Page 21 - Case Lab Assignment
P. 21
Case studies are generally based within an industry and
within any industry there are only a few dominant players.
Numerically there are likely to be four or less who control
80% or more of the market. It is against this that the target
company is measured.
Industry structure is often measured by computing the
Four-Firm Concentration Ratio. The concentration ratio of an
industry is used as an indicator of the relative size of firms in
relation to the industry as a whole. This may also assist in
determining the market form of the industry. One
commonly used concentration ratio is the four-firm
concentration ratio, which consists of the market share, as a
percentage, of the four largest firms in the industry.
There are four major types of market structures: Perfect
competition, with a very low concentration ratio, is a market
structure with many firms, each selling an identical product
to many buyers. There are no restrictions on entry of new
firms to the industry. With thousands of firms having a
market share there is little power amongst any few firms.

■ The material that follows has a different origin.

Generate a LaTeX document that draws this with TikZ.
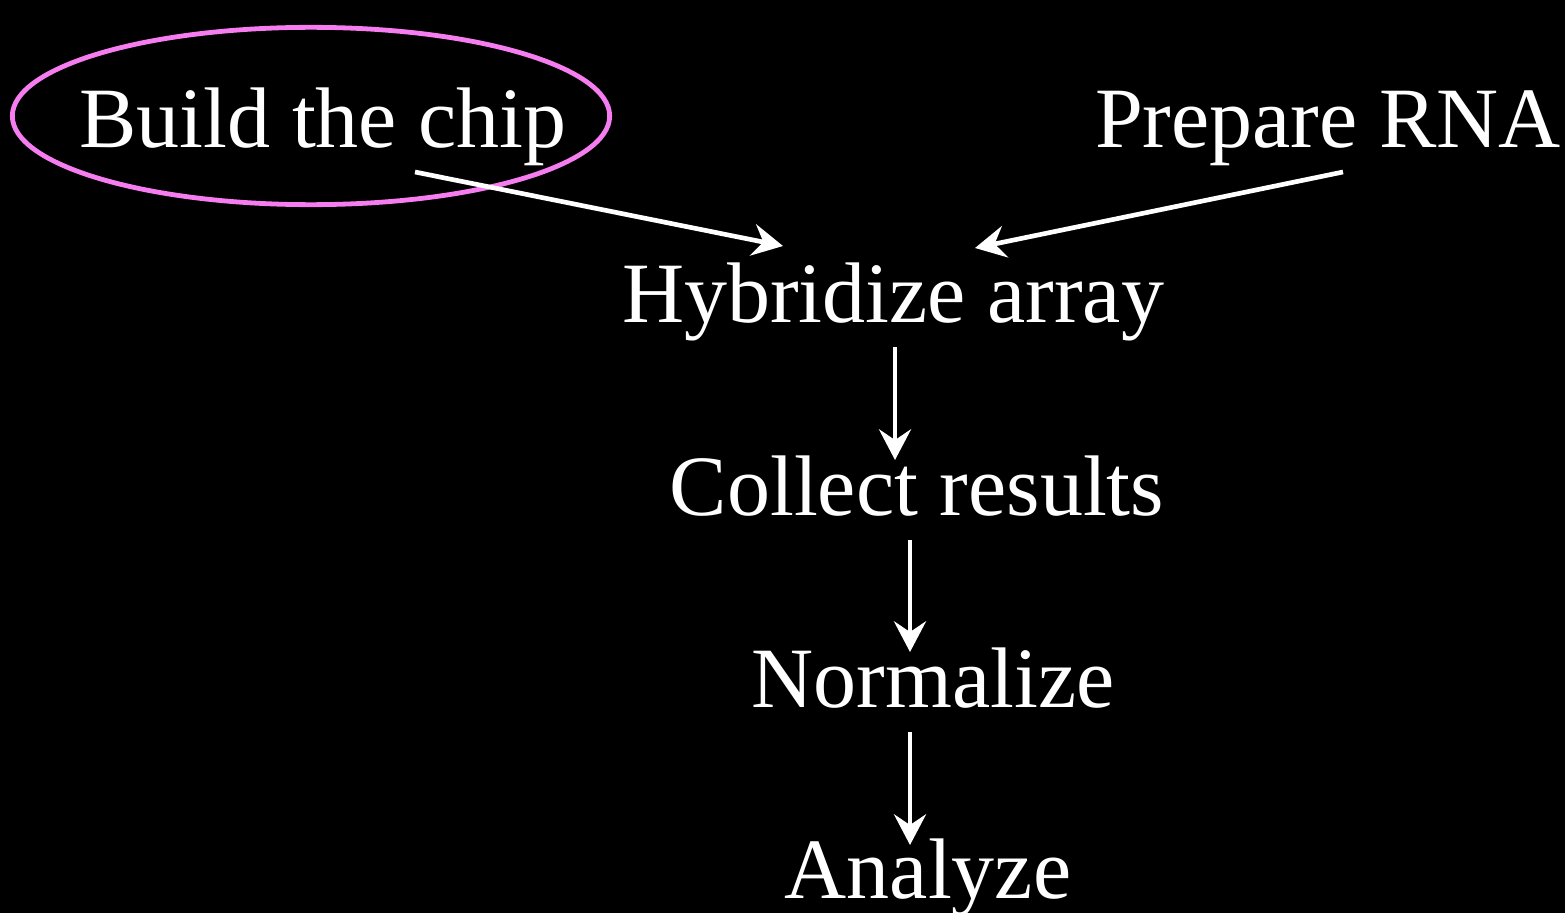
\documentclass[tikz,border=0pt]{standalone}
\usepackage{fontspec}
\setmainfont{Liberation Serif}
\usetikzlibrary{arrows.meta,calc,shapes.geometric}
\begin{document}
\begin{tikzpicture}[x=0.75pt,y=-0.75pt,
  lbl/.style={anchor=base,inner sep=0pt,text=white,font=\fontsize{64.5}{70}\selectfont},
  flow/.style={draw=white,line width=3.5pt,
    -{Stealth[length=23pt,width=24pt,inset=8pt]}},
  ring/.style={ellipse,draw={rgb,255:red,245;green,125;blue,240},line width=3.6pt,
    minimum width=448pt,minimum height=133pt,inner sep=0pt}]
  % page background
  \fill[black] (0,0) rectangle (1565,913);
  \useasboundingbox (0,0) rectangle (1565,913);

  % steps
  \node[lbl] (build) at (323,147) {Build the chip};
  \node[lbl] (prep)  at (1328,147) {Prepare RNA};
  \node[lbl] (hyb)   at (893,322) {Hybridize array};
  \node[lbl] (col)   at (917,515) {Collect results};
  \node[lbl] (norm)  at (933,707) {Normalize};
  \node[lbl] (ana)   at (928,898) {Analyze};

  % highlight around the first step
  \node[ring] (hl) at (311,116) {};

  % connectors
  \draw[flow] ($(build.base)+(92,25)$) -- ($(hyb.base)+(-110,-76)$);
  \draw[flow] ($(prep.base)+(15,25)$) -- ($(hyb.base)+(82,-74)$);
  \draw[flow] ($(hyb.base)+(2,25)$) -- ($(col.base)+(-22,-55)$);
  \draw[flow] ($(col.base)+(-7,25)$) -- ($(norm.base)+(-23,-55)$);
  \draw[flow] ($(norm.base)+(-23,25)$) -- ($(ana.base)+(-18,-53)$);
\end{tikzpicture}
\end{document}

Monopolistic competition, below 40% for the four-firm
measurement, is a market structure with many firms; each
firm produces similar but slightly different products. Each
firm possesses an element of market power with no
restrictions on entry of new firms to the industry markets in
which numerous firms supply products which are each
slightly different. Oligopoly, above 40% for the four-firm
measurement, is a market structure in which a small
number of firms compete. The firms might produce almost
identical products. The barriers limiting entry into the
market the market power lies within 4 top producing firms.